"Destruction" is the ninth episode aired of the first series of UFO - a 1970 British television science fiction series about an alien invasion of Earth. The screenplay was written by  Dennis Spooner and the director was Ken Turner. The episode was filmed between 4 June and 16 June 1970 and aired on the ATV Midlands on 2 December 1970. Though shown as the ninth episode, it was actually the twentieth to have been filmed.

The series was created by Gerry Anderson and Sylvia Anderson with Reg Hill, and produced by the Andersons and Lew Grade's Century 21 Productions for Grade's ITC Entertainment company.

Story
A Royal Navy destroyer in the Atlantic Ocean shoots down a UFO. Straker wants to know why the UFO was interested in the ship and how it managed to evade SHADO's detection. The UFO's wreckage is too deep for Skydiver One to retrieve and a Royal Navy admiral, Sheringham, refuses to divulge any information on the incident or the ship's mission.

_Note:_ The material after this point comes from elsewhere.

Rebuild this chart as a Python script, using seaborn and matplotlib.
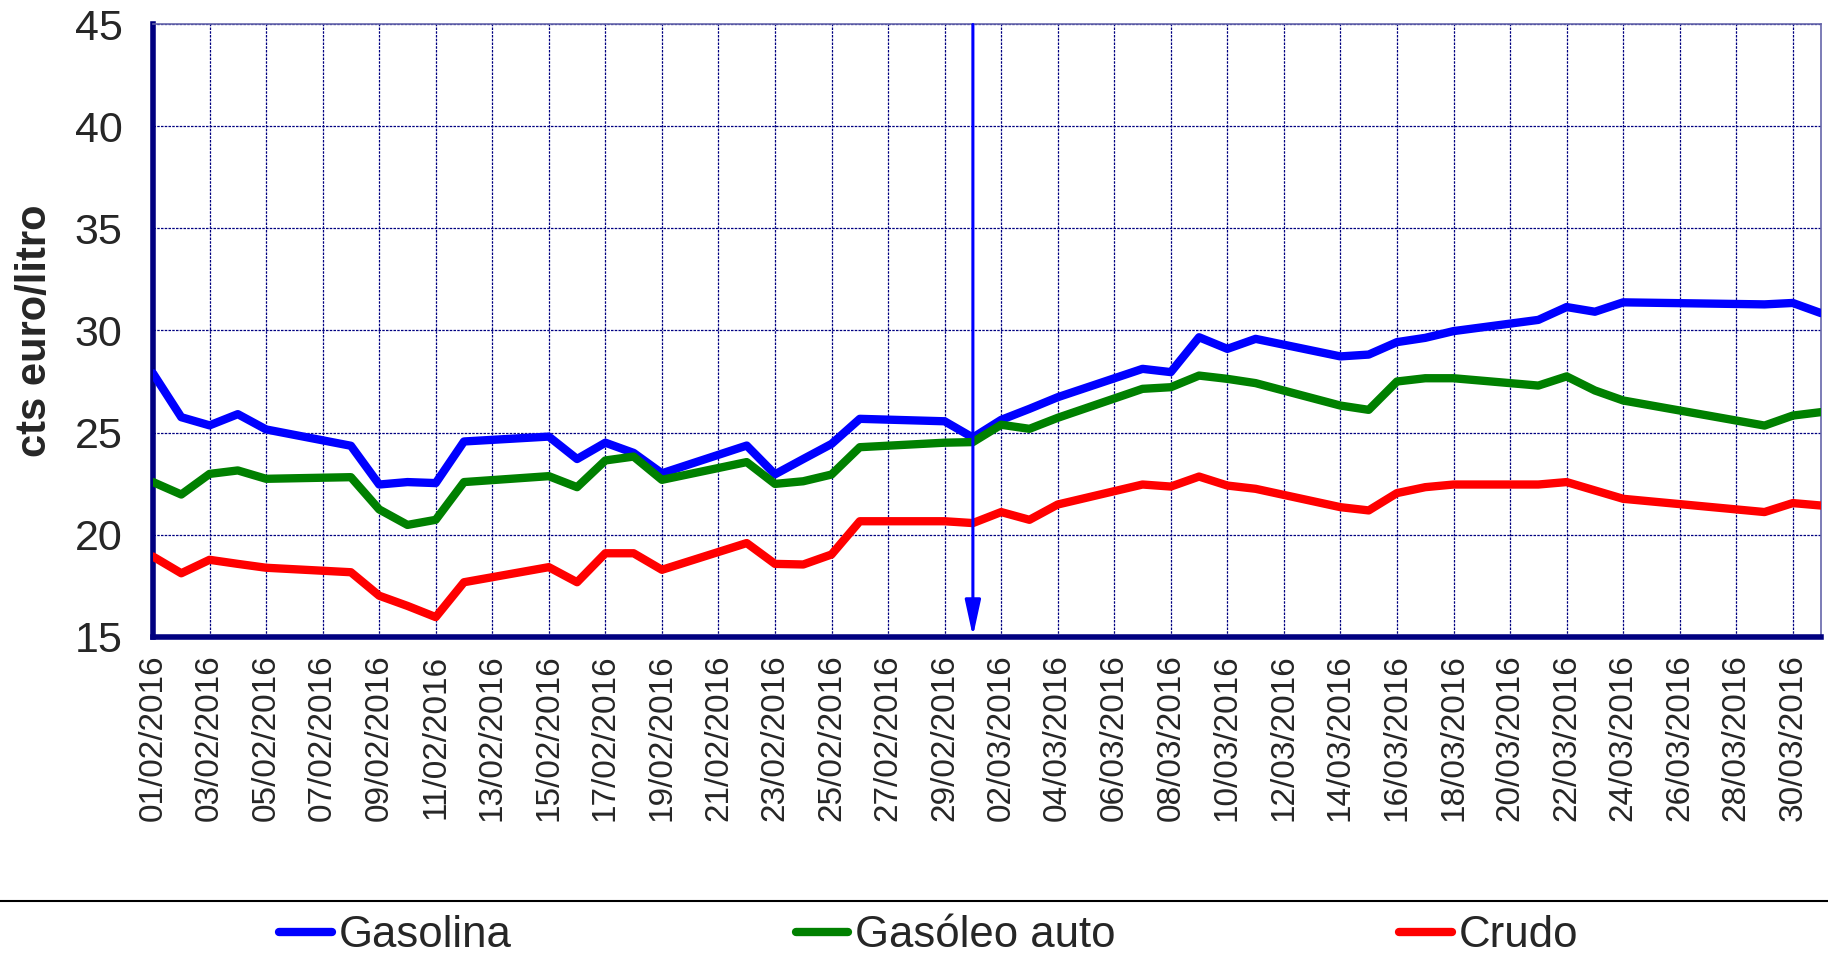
import pandas as pd
import matplotlib
matplotlib.use("Agg")
import matplotlib.pyplot as plt
import matplotlib.dates as mdates
from matplotlib.lines import Line2D
import seaborn as sns


# trading days (weekdays, Easter 25/03 and 28/03 missing)
fechas = [
    "2016-02-01", "2016-02-02", "2016-02-03", "2016-02-04", "2016-02-05",
    "2016-02-08", "2016-02-09", "2016-02-10", "2016-02-11", "2016-02-12",
    "2016-02-15", "2016-02-16", "2016-02-17", "2016-02-18", "2016-02-19",
    "2016-02-22", "2016-02-23", "2016-02-24", "2016-02-25", "2016-02-26",
    "2016-02-29",
    "2016-03-01", "2016-03-02", "2016-03-03", "2016-03-04",
    "2016-03-07", "2016-03-08", "2016-03-09", "2016-03-10", "2016-03-11",
    "2016-03-14", "2016-03-15", "2016-03-16", "2016-03-17", "2016-03-18",
    "2016-03-21", "2016-03-22", "2016-03-23", "2016-03-24",
    "2016-03-29", "2016-03-30", "2016-03-31",
]

gasolina = [
    27.9, 25.75, 25.35, 25.9, 25.15,
    24.35, 22.45, 22.57, 22.52, 24.56,
    24.8, 23.7, 24.5, 24.0, 23.0,
    24.36, 22.95, 23.7, 24.44, 25.67,
    25.55,
    24.75, 25.62, 26.16, 26.73,
    28.12, 27.96, 29.67, 29.1, 29.59,
    28.73, 28.82, 29.43, 29.64, 29.97,
    30.52, 31.15, 30.92, 31.38,
    31.28, 31.35, 30.85,
]

gasoleo = [
    22.57, 21.96, 22.97, 23.14, 22.73,
    22.81, 21.23, 20.47, 20.72, 22.57,
    22.86, 22.32, 23.63, 23.82, 22.68,
    23.55, 22.48, 22.61, 22.94, 24.28,
    24.5,
    24.53, 25.38, 25.18, 25.72,
    27.14, 27.22, 27.79, 27.63, 27.42,
    26.32, 26.11, 27.5, 27.66, 27.66,
    27.3, 27.75, 27.06, 26.57,
    25.34, 25.83, 26.0,
]

crudo = [
    18.92, 18.1, 18.76, 18.56, 18.37,
    18.15, 17.0, 16.5, 15.95, 17.66,
    18.4, 17.66, 19.08, 19.08, 18.27,
    19.58, 18.56, 18.53, 19.02, 20.65,
    20.65,
    20.56, 21.1, 20.72, 21.47,
    22.45, 22.35, 22.84, 22.4, 22.24,
    21.34, 21.18, 22.03, 22.32, 22.45,
    22.45, 22.57, 22.16, 21.75,
    21.1, 21.54, 21.42,
]

series = ["Gasolina", "Gasóleo auto", "Crudo"]
colores = ["#0000FF", "#008000", "#FF0000"]
arrow_date = "2016-03-01"

df = pd.DataFrame({
    "fecha": pd.to_datetime(fechas),
    "Gasolina": gasolina,
    "Gasóleo auto": gasoleo,
    "Crudo": crudo,
})
largo = df.melt(id_vars="fecha", var_name="serie", value_name="valor")

sns.set_style("white")
plt.rcParams["font.family"] = ["Liberation Sans", "DejaVu Sans"]

navy = "#000080"

fig = plt.figure(figsize=(18.28, 9.57), dpi=100)
ax = fig.add_axes([0.0837, 0.3349, 0.9125, 0.6395])

sns.lineplot(
    data=largo,
    x="fecha",
    y="valor",
    hue="serie",
    hue_order=series,
    palette=colores,
    linewidth=6,
    legend=False,
    ax=ax,
    zorder=3
)

# arrow marking the date
ad = pd.Timestamp(arrow_date)
ax.annotate(
    "",
    xy=(ad, 15),
    xytext=(ad, 45),
    arrowprops=dict(
        arrowstyle="-|>,head_width=0.24,head_length=1.1",
        color="#0000FF",
        lw=2.2,
        shrinkA=0,
        shrinkB=0,
        mutation_scale=20
    ),
    zorder=5
)

ax.set_xlim(pd.Timestamp("2016-02-01"), pd.Timestamp("2016-03-31"))
ax.set_ylim(15, 45)

xticks = pd.date_range("2016-02-01", "2016-03-31", freq="2D")
ax.set_xticks(xticks)
ax.xaxis.set_major_formatter(mdates.DateFormatter("%d/%m/%Y"))
ax.set_yticks(range(15, 46, 5))

ax.tick_params(axis="x", direction="inout", length=14, width=3,
               color=navy, labelsize=24, rotation=90, pad=6)
ax.tick_params(axis="y", direction="inout", length=14, width=3,
               color=navy, labelsize=31, pad=15)

ax.grid(True, color=navy, linestyle=(0, (2, 1)), linewidth=0.9)
ax.set_axisbelow(True)

for side in ["left", "bottom"]:
    ax.spines[side].set_color(navy)
    ax.spines[side].set_linewidth(4)
for side in ["top", "right"]:
    ax.spines[side].set_color("#6666AA")
    ax.spines[side].set_linewidth(1.2)

ax.set_xlabel("")
ax.set_ylabel("cts euro/litro", fontsize=30, fontweight="bold")
ax.yaxis.set_label_coords(-0.059, 0.5)

# separator and legend at the bottom
fig.add_artist(Line2D([0, 1], [0.0585, 0.0585],
                      transform=fig.transFigure, color="black", lw=1.5))

handles = [Line2D([], [], color=c, lw=6) for c in colores]
fig.legend(
    handles,
    series,
    loc="center",
    bbox_to_anchor=(0.508, 0.022),
    ncol=3,
    frameon=False,
    fontsize=31.5,
    handlelength=1.2,
    handletextpad=0.15,
    columnspacing=6.5,
    borderpad=0
)

plt.savefig("out.png", dpi=100)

Straker decides to see if he can get information out of the Admiral's secretary, astrophile Sarah Bonsanquet (the daughter of one of the astronauts who disappeared while building the SHADO Moonbase). He has Foster establish a relationship with Sarah and, while they're on a date with Sarah, Straker and Colonel Virginia Lake break into and search her apartment. There they discover a refracting telescope with a transmitter powerful enough to reach the aliens - she has been passing information to them.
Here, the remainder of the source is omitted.